■ **ENTRIES SHOWN**:
• • • •
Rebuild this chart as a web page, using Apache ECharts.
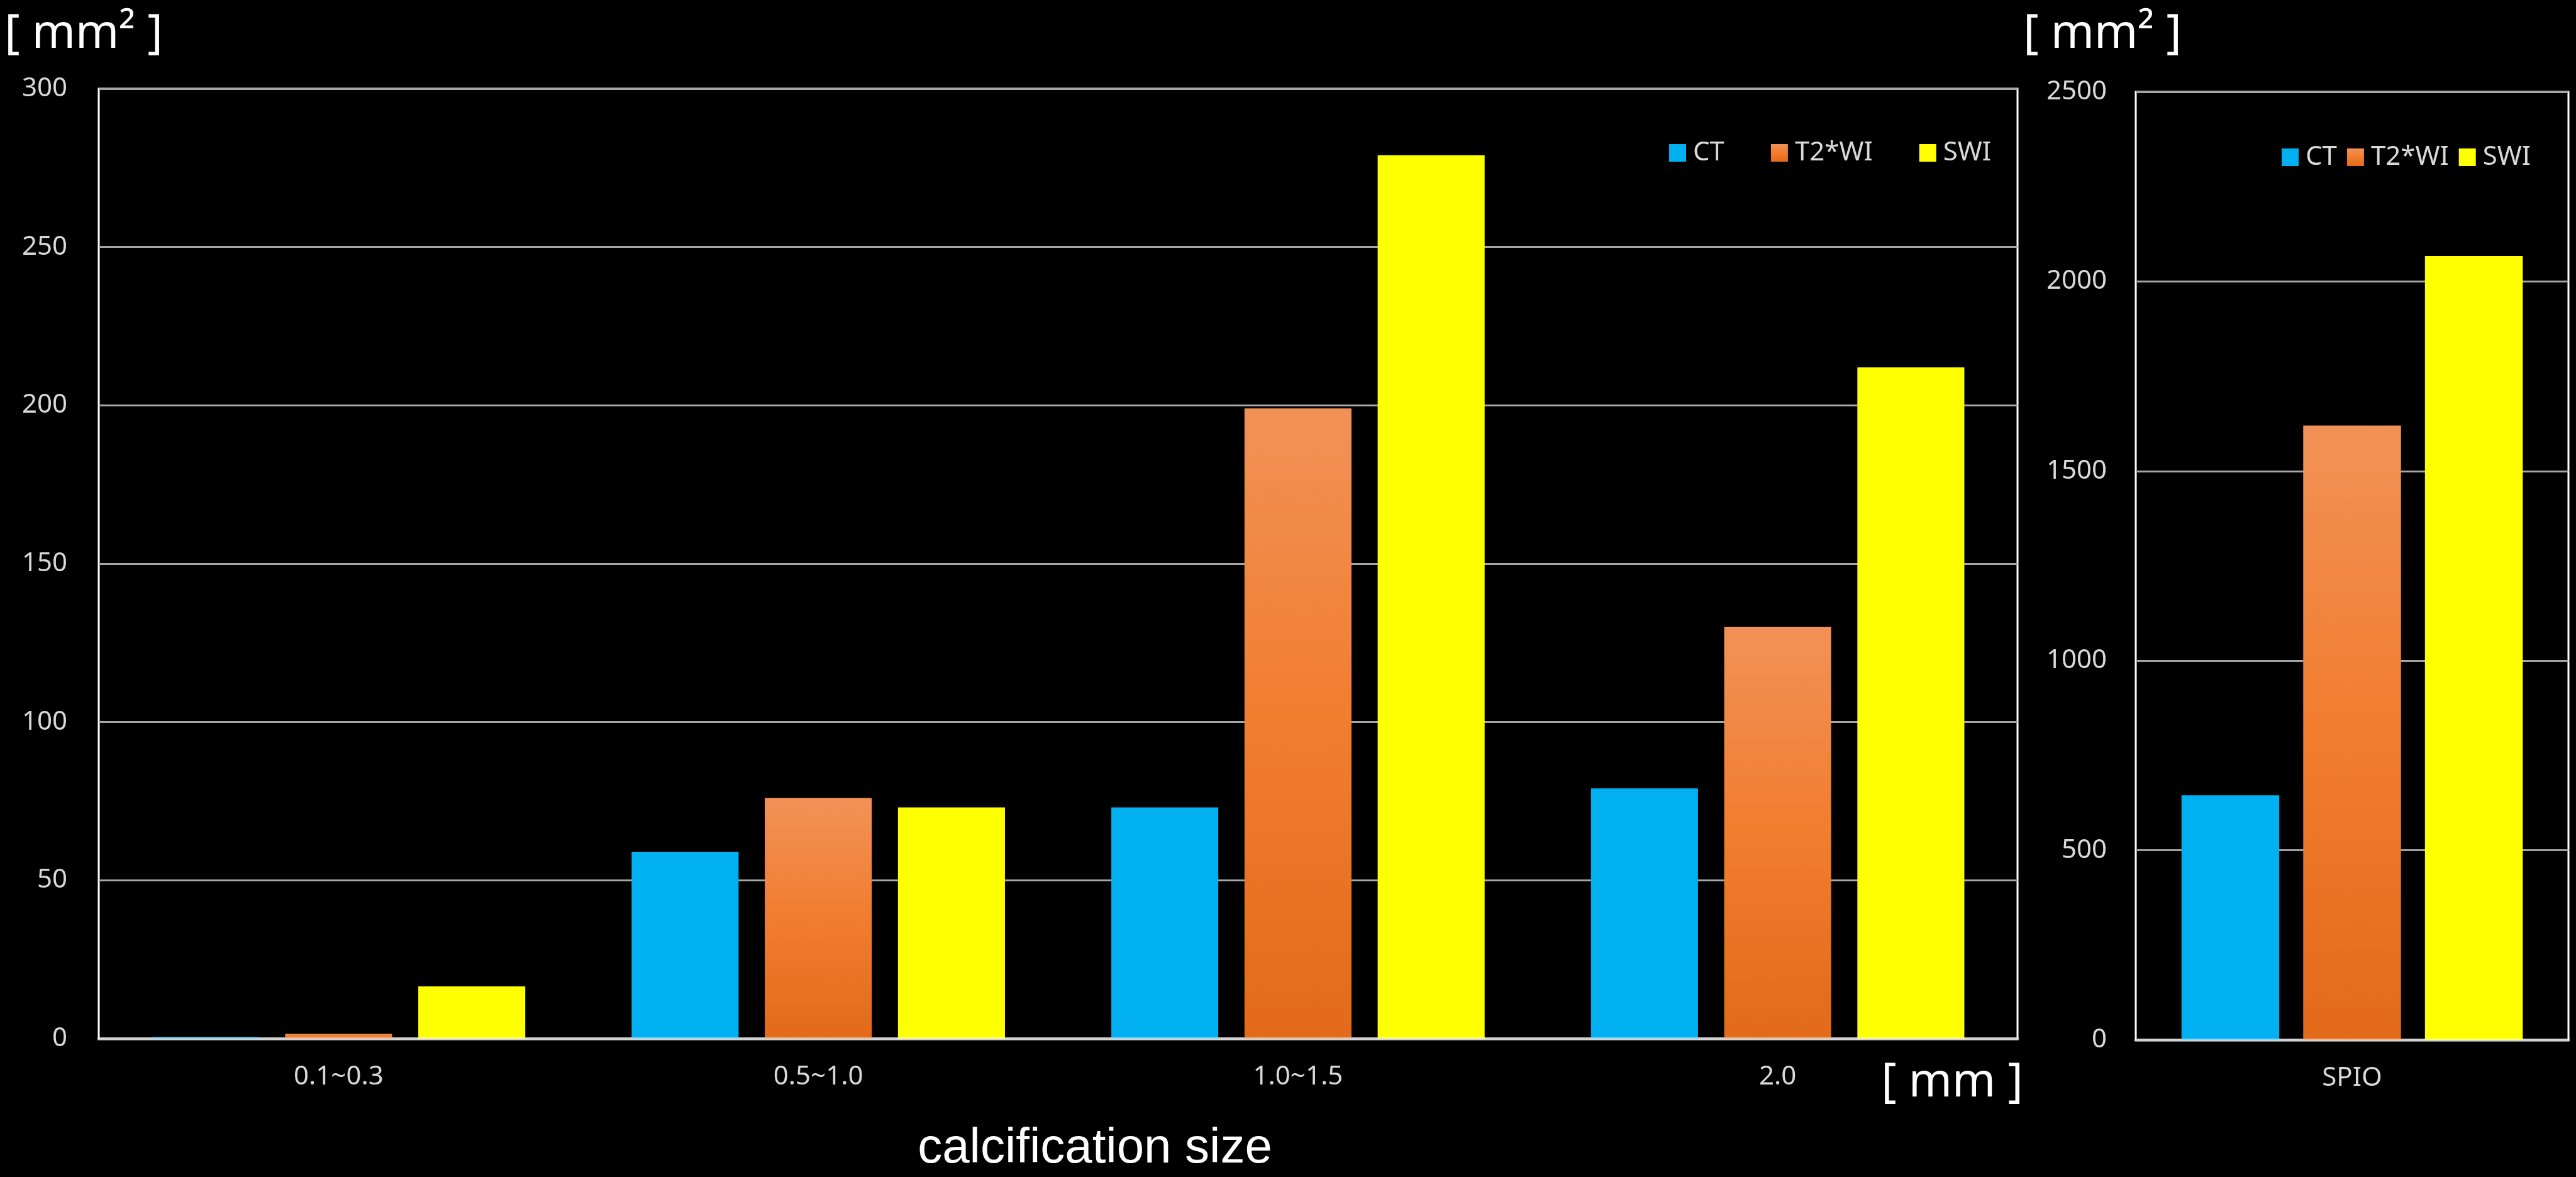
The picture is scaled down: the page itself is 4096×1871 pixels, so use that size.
• • • •
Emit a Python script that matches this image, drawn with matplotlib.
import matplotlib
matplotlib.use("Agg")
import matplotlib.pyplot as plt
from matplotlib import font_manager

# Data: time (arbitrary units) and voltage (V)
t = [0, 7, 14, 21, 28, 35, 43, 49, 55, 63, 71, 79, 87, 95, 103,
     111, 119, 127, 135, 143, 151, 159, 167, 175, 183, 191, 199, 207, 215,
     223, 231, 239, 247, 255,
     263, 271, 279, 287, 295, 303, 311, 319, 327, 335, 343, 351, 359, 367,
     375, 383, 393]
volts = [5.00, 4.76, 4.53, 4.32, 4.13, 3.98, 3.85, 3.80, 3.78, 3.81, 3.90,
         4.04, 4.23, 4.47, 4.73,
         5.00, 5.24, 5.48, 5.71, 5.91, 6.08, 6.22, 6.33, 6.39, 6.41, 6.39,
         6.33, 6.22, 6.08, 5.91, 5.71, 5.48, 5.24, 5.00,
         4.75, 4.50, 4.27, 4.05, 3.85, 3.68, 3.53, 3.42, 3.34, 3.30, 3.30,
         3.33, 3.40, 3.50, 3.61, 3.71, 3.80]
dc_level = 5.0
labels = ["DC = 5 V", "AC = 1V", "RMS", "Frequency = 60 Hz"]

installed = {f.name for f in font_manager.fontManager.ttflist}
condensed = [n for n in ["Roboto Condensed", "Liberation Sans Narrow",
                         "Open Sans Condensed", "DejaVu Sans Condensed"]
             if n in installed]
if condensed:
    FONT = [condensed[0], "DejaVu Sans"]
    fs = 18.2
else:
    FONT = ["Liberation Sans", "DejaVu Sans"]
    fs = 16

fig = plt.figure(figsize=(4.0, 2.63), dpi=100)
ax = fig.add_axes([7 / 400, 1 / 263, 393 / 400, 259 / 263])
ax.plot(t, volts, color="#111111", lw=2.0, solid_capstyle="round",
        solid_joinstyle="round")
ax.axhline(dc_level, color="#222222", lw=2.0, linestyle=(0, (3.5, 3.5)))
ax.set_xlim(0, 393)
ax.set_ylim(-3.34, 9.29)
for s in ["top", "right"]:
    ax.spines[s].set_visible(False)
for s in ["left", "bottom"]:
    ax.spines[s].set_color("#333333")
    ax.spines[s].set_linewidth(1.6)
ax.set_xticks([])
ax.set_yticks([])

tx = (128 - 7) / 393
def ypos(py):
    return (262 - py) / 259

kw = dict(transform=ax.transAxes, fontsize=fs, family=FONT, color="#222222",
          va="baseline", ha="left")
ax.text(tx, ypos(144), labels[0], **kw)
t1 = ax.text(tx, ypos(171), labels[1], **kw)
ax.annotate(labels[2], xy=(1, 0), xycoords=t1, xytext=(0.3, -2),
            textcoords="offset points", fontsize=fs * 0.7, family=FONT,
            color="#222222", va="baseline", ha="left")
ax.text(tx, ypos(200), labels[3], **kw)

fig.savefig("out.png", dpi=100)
• • • •
Identify the lines of the data that contain the word "matplotlib". Copy each of them.

■ **TASK SOLUTION**:
Emit a Python script that matches this image, drawn with matplotlib.
import matplotlib
matplotlib.use("Agg")
import matplotlib.pyplot as plt
from matplotlib import font_manager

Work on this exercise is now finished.